• WHAT YOU ARE ASKED TO DO: Give the number of lines in the data that contain "chart", and nothing more.

(begin)

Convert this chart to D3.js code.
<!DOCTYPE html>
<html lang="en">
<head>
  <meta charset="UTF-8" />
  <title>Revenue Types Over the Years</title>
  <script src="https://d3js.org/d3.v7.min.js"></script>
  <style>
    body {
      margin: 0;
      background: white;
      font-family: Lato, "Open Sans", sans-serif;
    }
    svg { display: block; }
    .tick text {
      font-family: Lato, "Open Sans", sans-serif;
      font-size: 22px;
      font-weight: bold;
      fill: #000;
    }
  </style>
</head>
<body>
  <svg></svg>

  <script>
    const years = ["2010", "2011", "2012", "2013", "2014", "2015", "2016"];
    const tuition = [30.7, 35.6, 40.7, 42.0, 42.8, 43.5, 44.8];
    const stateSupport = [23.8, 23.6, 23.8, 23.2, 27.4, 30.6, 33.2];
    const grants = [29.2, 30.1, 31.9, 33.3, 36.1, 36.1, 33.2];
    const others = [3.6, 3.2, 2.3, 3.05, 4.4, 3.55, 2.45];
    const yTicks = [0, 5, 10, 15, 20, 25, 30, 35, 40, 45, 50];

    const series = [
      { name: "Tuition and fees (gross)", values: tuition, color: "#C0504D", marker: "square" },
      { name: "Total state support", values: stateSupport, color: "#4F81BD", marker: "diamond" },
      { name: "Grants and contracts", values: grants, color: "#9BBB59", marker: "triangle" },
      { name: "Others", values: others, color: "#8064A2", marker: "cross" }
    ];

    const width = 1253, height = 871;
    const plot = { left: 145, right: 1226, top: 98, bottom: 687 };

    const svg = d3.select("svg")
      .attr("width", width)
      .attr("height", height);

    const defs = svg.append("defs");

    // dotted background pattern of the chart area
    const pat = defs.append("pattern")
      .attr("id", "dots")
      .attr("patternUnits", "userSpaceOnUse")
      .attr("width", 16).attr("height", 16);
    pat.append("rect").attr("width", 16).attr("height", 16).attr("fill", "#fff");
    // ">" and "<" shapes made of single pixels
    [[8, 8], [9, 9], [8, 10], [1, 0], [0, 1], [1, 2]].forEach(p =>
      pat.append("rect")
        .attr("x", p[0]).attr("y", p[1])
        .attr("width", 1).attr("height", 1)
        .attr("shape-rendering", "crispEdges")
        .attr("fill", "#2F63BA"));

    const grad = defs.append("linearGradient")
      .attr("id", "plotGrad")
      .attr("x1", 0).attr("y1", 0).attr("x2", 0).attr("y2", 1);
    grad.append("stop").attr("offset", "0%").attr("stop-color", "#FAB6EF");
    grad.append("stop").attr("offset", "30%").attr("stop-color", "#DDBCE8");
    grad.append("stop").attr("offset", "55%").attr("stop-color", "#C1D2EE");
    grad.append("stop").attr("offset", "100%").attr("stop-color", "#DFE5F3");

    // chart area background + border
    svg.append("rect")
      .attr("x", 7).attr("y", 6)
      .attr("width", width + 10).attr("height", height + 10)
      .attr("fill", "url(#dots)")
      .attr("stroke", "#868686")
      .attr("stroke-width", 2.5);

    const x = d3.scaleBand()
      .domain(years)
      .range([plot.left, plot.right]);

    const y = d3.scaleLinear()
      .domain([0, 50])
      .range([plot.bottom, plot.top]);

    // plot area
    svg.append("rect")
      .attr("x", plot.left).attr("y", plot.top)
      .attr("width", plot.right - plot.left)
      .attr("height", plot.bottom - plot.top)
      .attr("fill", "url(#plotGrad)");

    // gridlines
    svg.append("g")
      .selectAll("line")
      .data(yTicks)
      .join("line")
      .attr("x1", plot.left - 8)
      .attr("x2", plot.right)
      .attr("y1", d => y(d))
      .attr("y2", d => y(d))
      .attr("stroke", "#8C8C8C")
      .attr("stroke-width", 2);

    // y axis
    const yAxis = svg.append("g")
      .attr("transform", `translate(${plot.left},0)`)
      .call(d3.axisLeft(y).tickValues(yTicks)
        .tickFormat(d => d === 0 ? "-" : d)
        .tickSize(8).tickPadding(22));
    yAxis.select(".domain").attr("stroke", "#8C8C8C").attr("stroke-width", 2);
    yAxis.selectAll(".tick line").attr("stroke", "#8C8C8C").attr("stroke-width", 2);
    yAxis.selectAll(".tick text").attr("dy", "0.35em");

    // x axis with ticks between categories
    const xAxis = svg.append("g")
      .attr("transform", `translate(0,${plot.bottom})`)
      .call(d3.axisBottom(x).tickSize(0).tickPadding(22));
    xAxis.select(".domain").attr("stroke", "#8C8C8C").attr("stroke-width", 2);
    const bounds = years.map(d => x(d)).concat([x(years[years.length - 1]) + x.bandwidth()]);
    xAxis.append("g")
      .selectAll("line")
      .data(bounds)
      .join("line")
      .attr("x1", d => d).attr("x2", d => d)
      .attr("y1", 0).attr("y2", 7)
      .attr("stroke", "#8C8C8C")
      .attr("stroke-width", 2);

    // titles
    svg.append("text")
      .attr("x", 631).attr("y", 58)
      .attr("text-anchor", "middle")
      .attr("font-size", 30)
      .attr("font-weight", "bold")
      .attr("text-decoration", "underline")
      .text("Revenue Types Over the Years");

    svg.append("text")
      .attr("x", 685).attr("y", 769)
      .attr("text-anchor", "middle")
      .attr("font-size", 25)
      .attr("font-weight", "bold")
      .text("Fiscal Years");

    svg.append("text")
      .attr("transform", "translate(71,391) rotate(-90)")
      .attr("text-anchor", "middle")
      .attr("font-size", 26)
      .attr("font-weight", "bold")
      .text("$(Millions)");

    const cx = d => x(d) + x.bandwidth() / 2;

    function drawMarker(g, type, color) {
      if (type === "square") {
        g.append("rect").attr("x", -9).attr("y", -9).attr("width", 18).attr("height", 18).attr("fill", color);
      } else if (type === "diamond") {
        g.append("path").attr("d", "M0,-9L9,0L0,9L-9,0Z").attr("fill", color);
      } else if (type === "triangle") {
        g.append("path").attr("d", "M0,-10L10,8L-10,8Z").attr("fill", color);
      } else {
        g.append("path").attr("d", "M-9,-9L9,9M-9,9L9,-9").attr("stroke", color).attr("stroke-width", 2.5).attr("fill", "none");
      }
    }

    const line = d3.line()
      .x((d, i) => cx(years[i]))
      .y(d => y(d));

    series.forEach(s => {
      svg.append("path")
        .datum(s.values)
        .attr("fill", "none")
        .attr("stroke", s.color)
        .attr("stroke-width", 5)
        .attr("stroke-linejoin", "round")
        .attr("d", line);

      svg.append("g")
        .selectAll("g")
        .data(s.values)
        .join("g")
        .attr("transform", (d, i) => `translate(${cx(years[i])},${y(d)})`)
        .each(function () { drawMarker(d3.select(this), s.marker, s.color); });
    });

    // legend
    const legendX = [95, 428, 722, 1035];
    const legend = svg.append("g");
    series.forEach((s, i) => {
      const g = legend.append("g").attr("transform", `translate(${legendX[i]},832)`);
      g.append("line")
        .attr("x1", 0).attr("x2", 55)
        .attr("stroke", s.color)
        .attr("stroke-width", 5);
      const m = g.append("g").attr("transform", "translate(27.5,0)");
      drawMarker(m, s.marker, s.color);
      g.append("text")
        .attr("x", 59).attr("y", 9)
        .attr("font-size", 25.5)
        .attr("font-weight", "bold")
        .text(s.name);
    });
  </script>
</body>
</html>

(end)

• TASK SOLUTION: 3